** BEGIN **

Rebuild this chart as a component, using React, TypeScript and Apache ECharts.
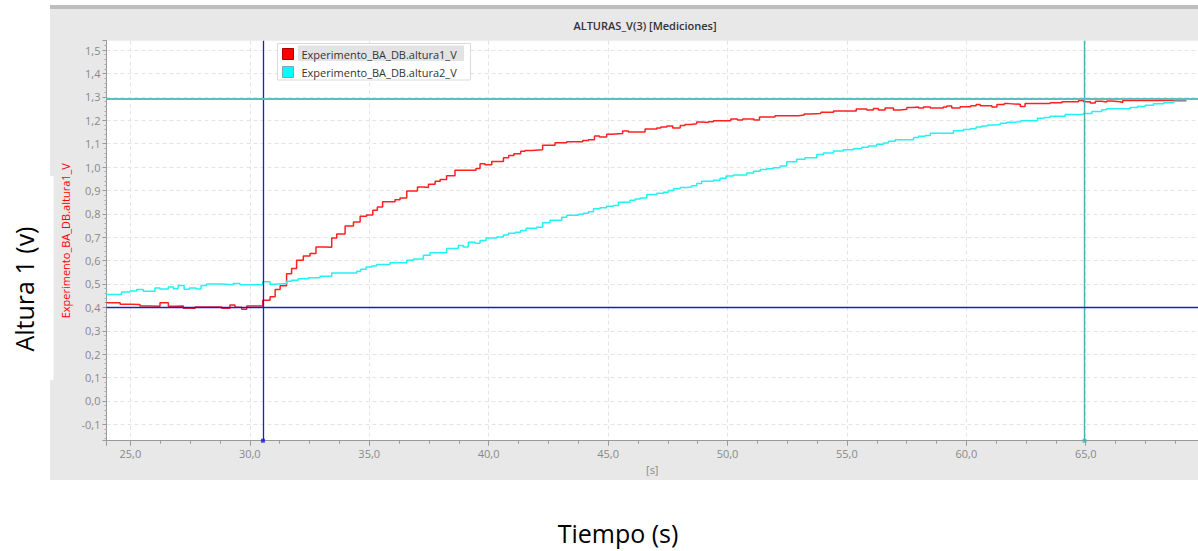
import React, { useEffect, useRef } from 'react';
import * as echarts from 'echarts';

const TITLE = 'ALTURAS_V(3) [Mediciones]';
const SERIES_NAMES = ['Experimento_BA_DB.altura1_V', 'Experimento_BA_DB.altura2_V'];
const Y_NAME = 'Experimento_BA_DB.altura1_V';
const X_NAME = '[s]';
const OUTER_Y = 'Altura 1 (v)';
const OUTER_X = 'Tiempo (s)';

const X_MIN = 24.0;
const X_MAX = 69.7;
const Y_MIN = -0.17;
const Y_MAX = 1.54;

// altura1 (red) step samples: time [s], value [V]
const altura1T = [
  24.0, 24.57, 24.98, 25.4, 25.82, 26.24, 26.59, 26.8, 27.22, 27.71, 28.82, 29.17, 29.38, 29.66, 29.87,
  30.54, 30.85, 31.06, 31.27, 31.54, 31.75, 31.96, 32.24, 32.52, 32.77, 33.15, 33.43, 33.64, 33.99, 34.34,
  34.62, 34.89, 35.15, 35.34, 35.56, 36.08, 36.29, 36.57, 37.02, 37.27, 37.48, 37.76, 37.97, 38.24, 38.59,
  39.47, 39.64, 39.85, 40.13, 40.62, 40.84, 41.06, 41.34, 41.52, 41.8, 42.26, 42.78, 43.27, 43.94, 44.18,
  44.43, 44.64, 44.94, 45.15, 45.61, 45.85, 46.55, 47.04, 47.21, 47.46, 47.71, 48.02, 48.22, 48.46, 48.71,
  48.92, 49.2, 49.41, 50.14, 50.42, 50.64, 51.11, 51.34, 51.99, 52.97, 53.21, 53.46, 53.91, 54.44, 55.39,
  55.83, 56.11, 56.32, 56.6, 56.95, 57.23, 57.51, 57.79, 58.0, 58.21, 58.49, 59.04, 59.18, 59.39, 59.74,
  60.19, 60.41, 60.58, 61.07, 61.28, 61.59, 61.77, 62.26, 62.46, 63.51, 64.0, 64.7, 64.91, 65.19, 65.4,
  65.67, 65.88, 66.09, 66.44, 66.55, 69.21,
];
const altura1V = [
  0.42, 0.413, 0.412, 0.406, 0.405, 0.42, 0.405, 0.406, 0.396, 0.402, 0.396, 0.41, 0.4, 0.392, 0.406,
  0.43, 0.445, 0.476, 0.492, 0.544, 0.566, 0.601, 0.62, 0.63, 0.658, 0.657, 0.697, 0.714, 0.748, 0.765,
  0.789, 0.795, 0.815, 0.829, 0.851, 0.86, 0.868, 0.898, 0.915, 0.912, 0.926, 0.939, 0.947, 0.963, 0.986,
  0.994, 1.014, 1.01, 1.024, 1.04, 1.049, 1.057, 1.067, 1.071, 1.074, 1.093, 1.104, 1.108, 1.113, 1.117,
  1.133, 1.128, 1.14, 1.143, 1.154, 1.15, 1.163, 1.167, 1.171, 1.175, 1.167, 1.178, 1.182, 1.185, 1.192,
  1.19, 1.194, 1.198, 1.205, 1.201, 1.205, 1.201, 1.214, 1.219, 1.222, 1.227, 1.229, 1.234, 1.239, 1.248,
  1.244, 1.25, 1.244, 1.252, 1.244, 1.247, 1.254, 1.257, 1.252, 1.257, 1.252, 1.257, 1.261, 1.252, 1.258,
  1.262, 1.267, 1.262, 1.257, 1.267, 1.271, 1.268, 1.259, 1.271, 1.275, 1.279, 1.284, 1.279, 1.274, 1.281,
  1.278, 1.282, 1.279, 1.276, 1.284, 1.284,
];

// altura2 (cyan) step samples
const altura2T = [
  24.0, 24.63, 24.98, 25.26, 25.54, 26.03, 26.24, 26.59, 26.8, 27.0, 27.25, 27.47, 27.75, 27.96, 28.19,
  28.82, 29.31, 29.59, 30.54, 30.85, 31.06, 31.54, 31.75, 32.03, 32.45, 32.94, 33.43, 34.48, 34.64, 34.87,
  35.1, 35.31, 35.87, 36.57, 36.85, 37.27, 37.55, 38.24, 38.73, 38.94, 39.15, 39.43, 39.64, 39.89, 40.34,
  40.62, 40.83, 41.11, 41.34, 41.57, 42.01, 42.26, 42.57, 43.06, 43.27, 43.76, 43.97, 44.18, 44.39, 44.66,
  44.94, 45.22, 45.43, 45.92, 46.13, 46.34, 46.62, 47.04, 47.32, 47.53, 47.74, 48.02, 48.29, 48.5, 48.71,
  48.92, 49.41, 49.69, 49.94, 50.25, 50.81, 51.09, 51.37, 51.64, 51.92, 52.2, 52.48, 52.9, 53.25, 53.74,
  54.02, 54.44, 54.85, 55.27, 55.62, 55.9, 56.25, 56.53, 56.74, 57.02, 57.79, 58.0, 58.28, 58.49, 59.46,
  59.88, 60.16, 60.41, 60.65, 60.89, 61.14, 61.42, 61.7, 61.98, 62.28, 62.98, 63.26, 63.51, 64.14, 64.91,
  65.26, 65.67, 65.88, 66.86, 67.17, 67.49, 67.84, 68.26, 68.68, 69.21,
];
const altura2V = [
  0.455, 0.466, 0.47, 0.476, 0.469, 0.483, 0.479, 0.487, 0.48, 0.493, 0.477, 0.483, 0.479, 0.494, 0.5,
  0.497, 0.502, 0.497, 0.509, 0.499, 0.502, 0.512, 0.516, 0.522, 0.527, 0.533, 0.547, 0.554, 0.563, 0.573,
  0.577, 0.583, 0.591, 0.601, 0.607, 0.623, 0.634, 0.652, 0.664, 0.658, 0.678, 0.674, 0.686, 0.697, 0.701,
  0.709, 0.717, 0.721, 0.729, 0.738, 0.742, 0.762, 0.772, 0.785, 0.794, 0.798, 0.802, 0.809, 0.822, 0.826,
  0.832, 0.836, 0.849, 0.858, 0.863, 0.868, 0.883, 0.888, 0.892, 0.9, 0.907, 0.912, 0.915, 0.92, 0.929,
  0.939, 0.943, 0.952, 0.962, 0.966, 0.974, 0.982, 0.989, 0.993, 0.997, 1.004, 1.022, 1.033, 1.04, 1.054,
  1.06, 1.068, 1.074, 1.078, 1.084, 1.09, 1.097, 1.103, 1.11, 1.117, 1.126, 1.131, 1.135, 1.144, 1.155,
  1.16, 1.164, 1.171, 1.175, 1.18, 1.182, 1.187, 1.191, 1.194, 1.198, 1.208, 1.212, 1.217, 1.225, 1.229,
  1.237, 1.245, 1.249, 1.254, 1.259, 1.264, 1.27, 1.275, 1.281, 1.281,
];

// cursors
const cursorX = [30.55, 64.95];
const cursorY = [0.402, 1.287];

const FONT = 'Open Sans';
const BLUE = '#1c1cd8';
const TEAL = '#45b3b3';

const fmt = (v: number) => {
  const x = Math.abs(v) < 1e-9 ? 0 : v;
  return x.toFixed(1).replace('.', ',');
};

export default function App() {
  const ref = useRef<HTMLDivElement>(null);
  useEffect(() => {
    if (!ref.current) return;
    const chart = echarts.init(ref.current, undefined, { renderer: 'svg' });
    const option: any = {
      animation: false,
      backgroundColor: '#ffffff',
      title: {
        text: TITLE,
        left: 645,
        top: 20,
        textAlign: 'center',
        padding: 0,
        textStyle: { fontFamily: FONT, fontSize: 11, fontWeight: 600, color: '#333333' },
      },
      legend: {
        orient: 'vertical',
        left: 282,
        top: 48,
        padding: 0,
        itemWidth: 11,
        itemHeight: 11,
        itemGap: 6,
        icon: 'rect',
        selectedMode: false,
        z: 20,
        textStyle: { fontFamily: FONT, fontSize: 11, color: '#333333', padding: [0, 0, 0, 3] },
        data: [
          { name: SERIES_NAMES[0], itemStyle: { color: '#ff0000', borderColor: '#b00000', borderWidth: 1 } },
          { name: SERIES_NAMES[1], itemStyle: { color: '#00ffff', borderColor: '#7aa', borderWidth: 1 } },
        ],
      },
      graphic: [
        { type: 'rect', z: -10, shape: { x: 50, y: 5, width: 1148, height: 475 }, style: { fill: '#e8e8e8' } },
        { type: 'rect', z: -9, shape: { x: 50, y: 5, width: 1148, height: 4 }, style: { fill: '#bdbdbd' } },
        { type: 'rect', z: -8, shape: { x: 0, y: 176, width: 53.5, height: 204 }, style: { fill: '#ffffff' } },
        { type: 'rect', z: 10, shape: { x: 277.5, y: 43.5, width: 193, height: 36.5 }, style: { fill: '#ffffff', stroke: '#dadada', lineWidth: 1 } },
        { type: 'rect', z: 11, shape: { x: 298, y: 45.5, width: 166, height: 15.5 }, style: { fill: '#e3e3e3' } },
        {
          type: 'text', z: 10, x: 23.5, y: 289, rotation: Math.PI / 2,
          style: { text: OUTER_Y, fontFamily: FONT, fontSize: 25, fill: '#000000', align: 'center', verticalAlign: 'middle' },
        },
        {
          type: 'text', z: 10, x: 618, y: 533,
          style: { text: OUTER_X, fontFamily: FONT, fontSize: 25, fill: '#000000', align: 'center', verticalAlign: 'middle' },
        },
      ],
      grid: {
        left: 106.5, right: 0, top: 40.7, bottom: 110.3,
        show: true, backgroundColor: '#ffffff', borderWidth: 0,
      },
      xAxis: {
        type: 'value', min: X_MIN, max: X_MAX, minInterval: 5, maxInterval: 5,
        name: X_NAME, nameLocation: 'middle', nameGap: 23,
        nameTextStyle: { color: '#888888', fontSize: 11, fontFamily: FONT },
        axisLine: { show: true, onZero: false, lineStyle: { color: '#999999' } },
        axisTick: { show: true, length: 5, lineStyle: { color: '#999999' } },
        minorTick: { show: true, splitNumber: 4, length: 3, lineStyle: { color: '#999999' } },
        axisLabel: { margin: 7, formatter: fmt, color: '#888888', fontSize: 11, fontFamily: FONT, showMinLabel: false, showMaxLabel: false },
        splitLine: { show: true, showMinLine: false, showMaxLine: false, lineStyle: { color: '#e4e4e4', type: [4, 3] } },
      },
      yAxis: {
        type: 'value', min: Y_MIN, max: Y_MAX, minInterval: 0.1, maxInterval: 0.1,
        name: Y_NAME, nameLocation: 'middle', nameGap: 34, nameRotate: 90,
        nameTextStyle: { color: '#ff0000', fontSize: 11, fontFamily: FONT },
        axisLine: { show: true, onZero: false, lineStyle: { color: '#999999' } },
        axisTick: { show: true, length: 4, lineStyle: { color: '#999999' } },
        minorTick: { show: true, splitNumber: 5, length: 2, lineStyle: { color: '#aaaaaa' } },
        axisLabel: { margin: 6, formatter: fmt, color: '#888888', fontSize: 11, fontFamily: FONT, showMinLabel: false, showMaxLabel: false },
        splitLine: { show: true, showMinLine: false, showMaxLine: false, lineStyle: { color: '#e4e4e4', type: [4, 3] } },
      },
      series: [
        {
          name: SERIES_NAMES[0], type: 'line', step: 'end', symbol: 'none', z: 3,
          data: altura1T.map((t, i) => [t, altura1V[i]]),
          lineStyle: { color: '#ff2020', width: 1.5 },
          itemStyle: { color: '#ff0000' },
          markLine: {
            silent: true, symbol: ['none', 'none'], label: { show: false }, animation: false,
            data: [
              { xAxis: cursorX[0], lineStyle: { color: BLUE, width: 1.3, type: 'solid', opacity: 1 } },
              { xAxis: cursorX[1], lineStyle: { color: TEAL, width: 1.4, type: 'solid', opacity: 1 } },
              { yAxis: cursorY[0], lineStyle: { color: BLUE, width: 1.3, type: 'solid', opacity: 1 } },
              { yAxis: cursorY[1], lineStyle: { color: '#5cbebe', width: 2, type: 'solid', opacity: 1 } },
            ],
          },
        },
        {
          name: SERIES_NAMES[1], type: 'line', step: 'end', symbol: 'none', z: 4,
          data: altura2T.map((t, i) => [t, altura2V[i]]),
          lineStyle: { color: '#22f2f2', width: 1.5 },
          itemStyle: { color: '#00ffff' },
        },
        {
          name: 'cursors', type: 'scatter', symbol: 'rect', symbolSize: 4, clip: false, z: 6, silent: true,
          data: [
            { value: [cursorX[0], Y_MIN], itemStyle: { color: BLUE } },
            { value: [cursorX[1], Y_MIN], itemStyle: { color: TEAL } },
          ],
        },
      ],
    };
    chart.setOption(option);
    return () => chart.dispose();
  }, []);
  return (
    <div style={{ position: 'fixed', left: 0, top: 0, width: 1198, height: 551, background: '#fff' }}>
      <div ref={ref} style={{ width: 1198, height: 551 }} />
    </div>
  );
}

** END **

Repeat the lines exactly as they stand, from the opening line of the data through the line with "const Y_MAX = 1.54;". Pictures stay out of the copy.

Rebuild this chart as a component, using React, TypeScript and Apache ECharts.
import React, { useEffect, useRef } from 'react';
import * as echarts from 'echarts';

const TITLE = 'ALTURAS_V(3) [Mediciones]';
const SERIES_NAMES = ['Experimento_BA_DB.altura1_V', 'Experimento_BA_DB.altura2_V'];
const Y_NAME = 'Experimento_BA_DB.altura1_V';
const X_NAME = '[s]';
const OUTER_Y = 'Altura 1 (v)';
const OUTER_X = 'Tiempo (s)';

const X_MIN = 24.0;
const X_MAX = 69.7;
const Y_MIN = -0.17;
const Y_MAX = 1.54;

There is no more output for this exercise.